Answer
See proof
Work Step by Step
We are given the functions:
$f(x)=\dfrac{x+3}{x-2}$
$g(x)=\dfrac{2x+3}{x-1}$
a) Verify that the two functions are inverse functions.

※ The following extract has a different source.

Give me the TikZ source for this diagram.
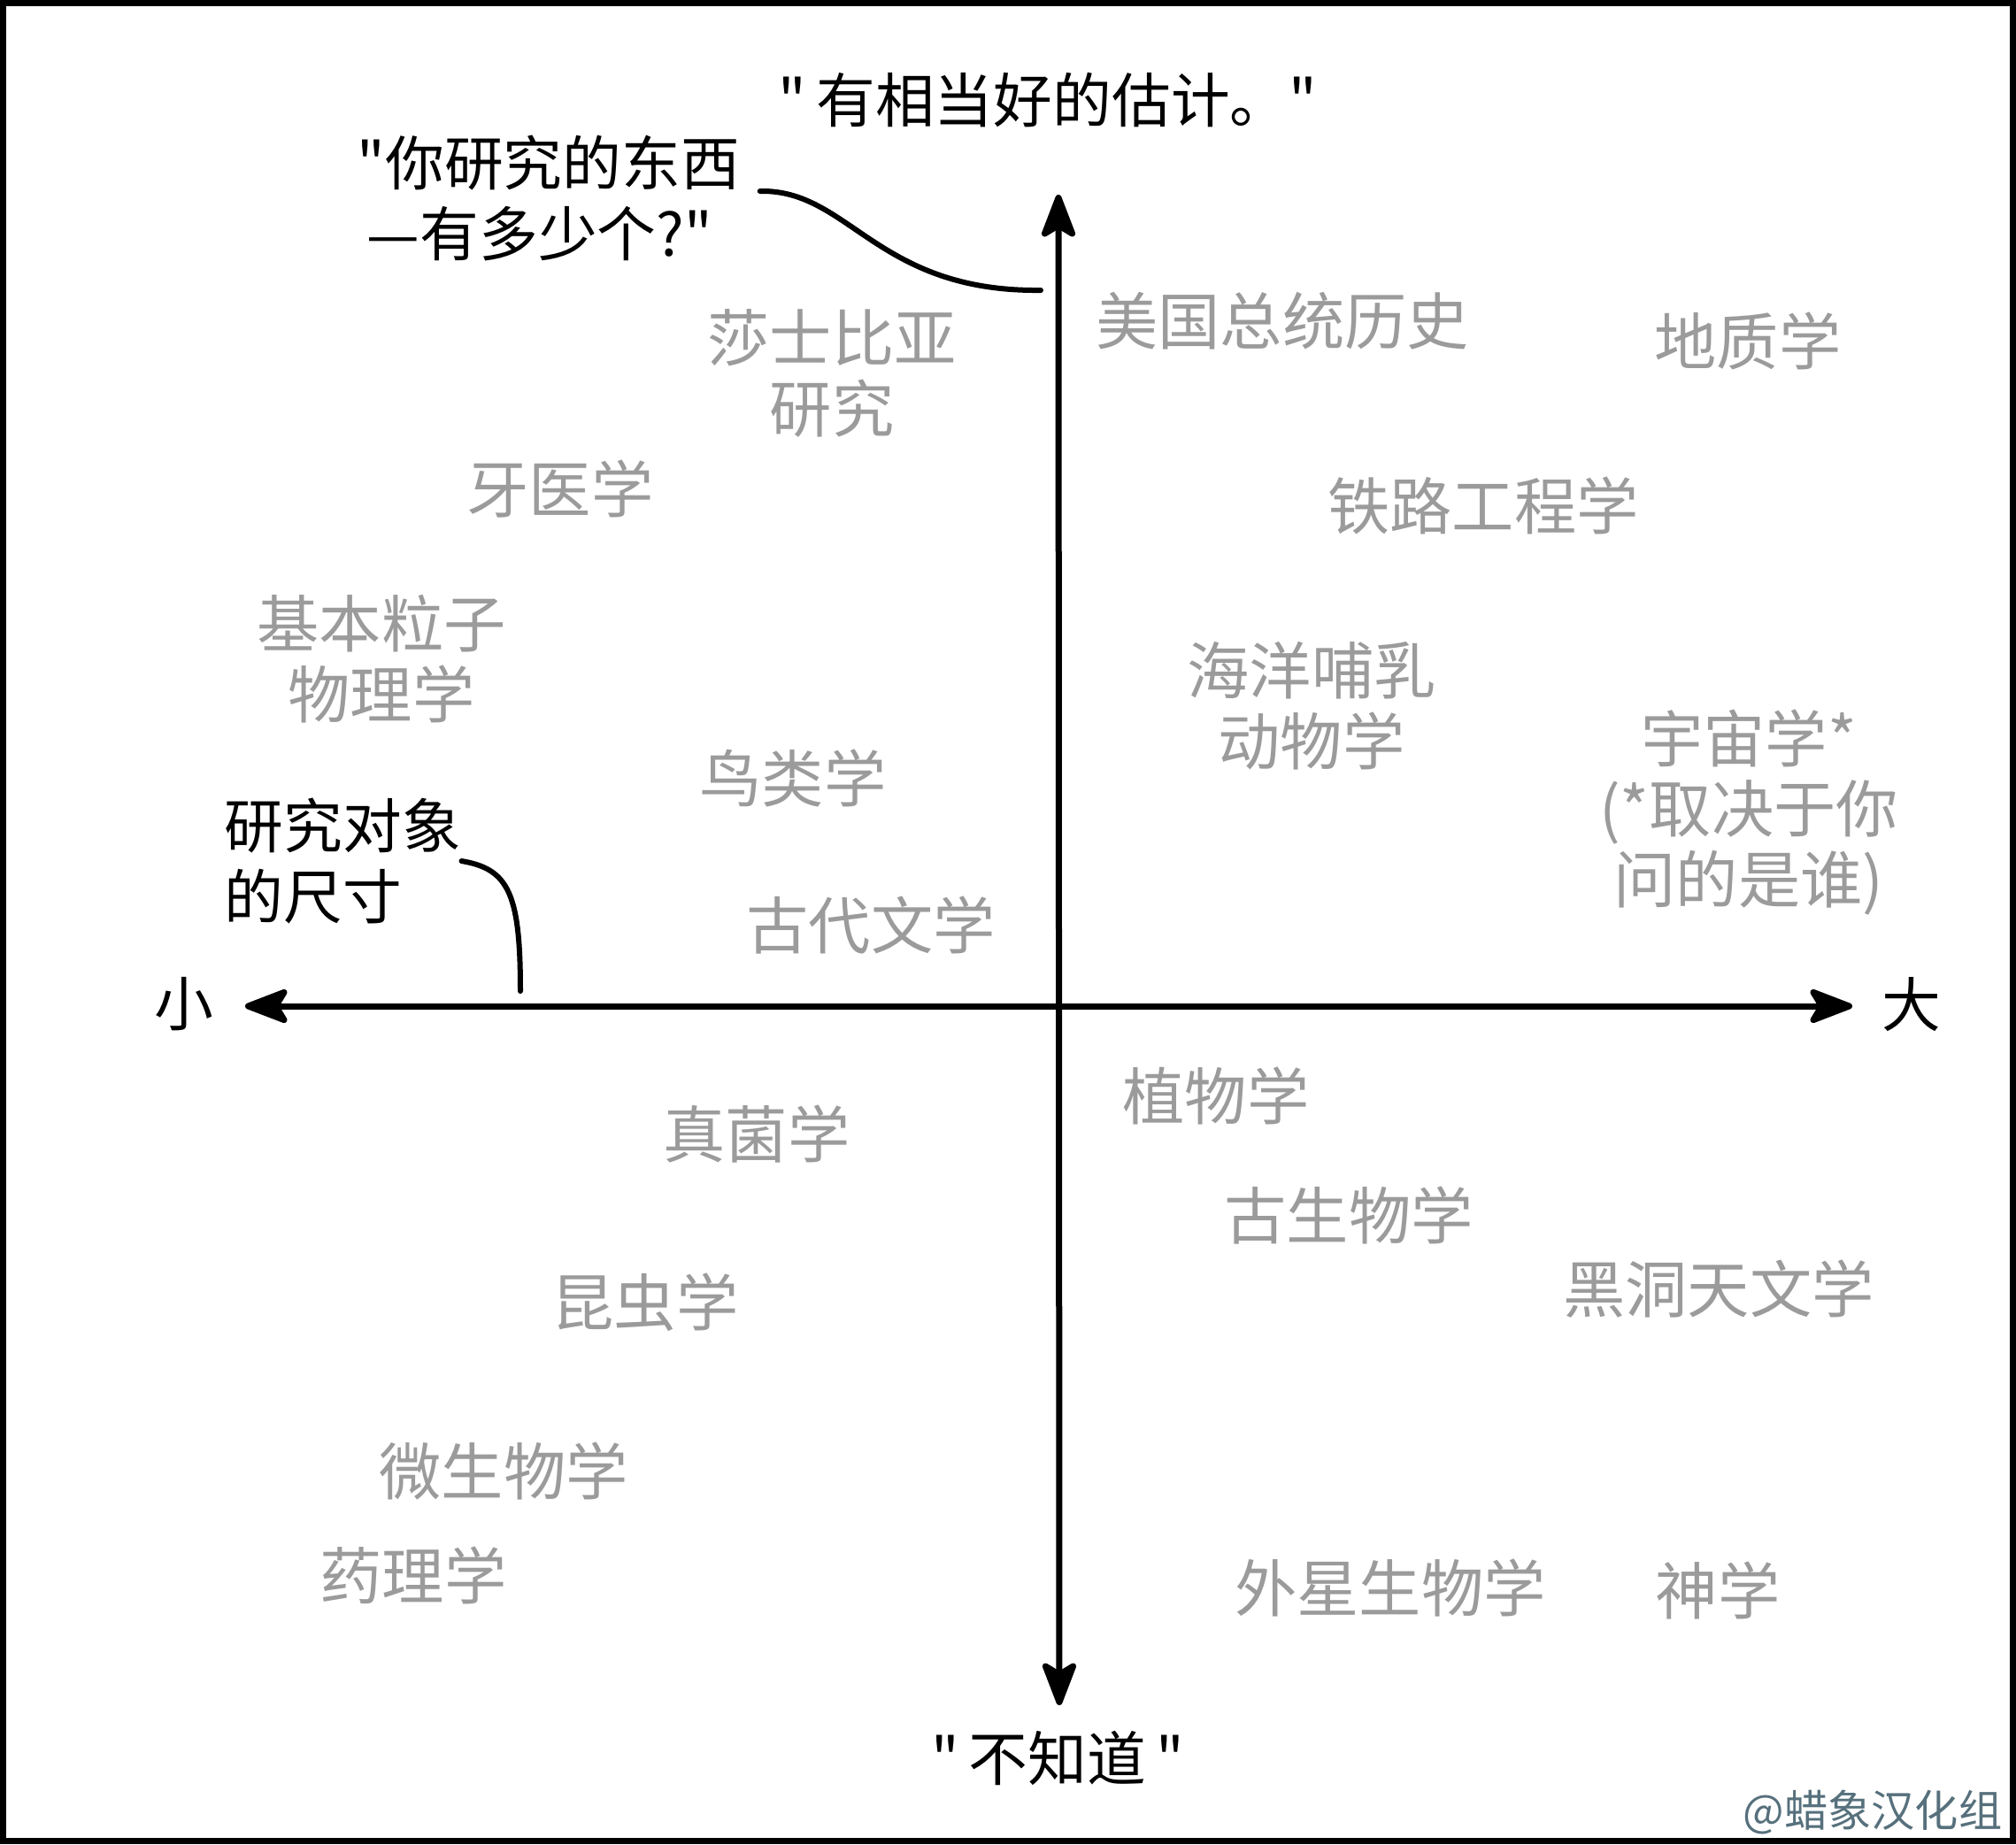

Determine $f\circ g$ and $g\circ f$:
$(f\circ g)(x)=f(g(x))=f\left(\dfrac{2x+3}{x-1}\right)=\dfrac{\dfrac{2x+3}{x-1}+3}{\dfrac{2x+3}{x-1}-2}=\dfrac{\dfrac{2x+3+3x-3}{x-1}}{\dfrac{2x+3-2x+2}{x-1}}=\dfrac{5x}{5}=x$
$(g\circ f)(x)=g(f(x))=g\left(\dfrac{x+3}{x-2}\right)=\dfrac{2\left(\dfrac{x+3}{x-2}\right)+3}{\dfrac{x+3}{x-2}-1}=\dfrac{\dfrac{2x+6+3x-6}{x-2}}{\dfrac{x+3-x+2}{x-2}}=\dfrac{5x}{5}=x$
We got:
$(f\circ g)(x)=(g\circ f)(x)=x$,
therefore the two functions are inverse functions.
b) Graph $f$ and $g$ and the line $y=x$.
The graphs of $f$ and $g$ are symmetric with respect to the line $y=x$; therefore $f$ and $g$ are inverse functions.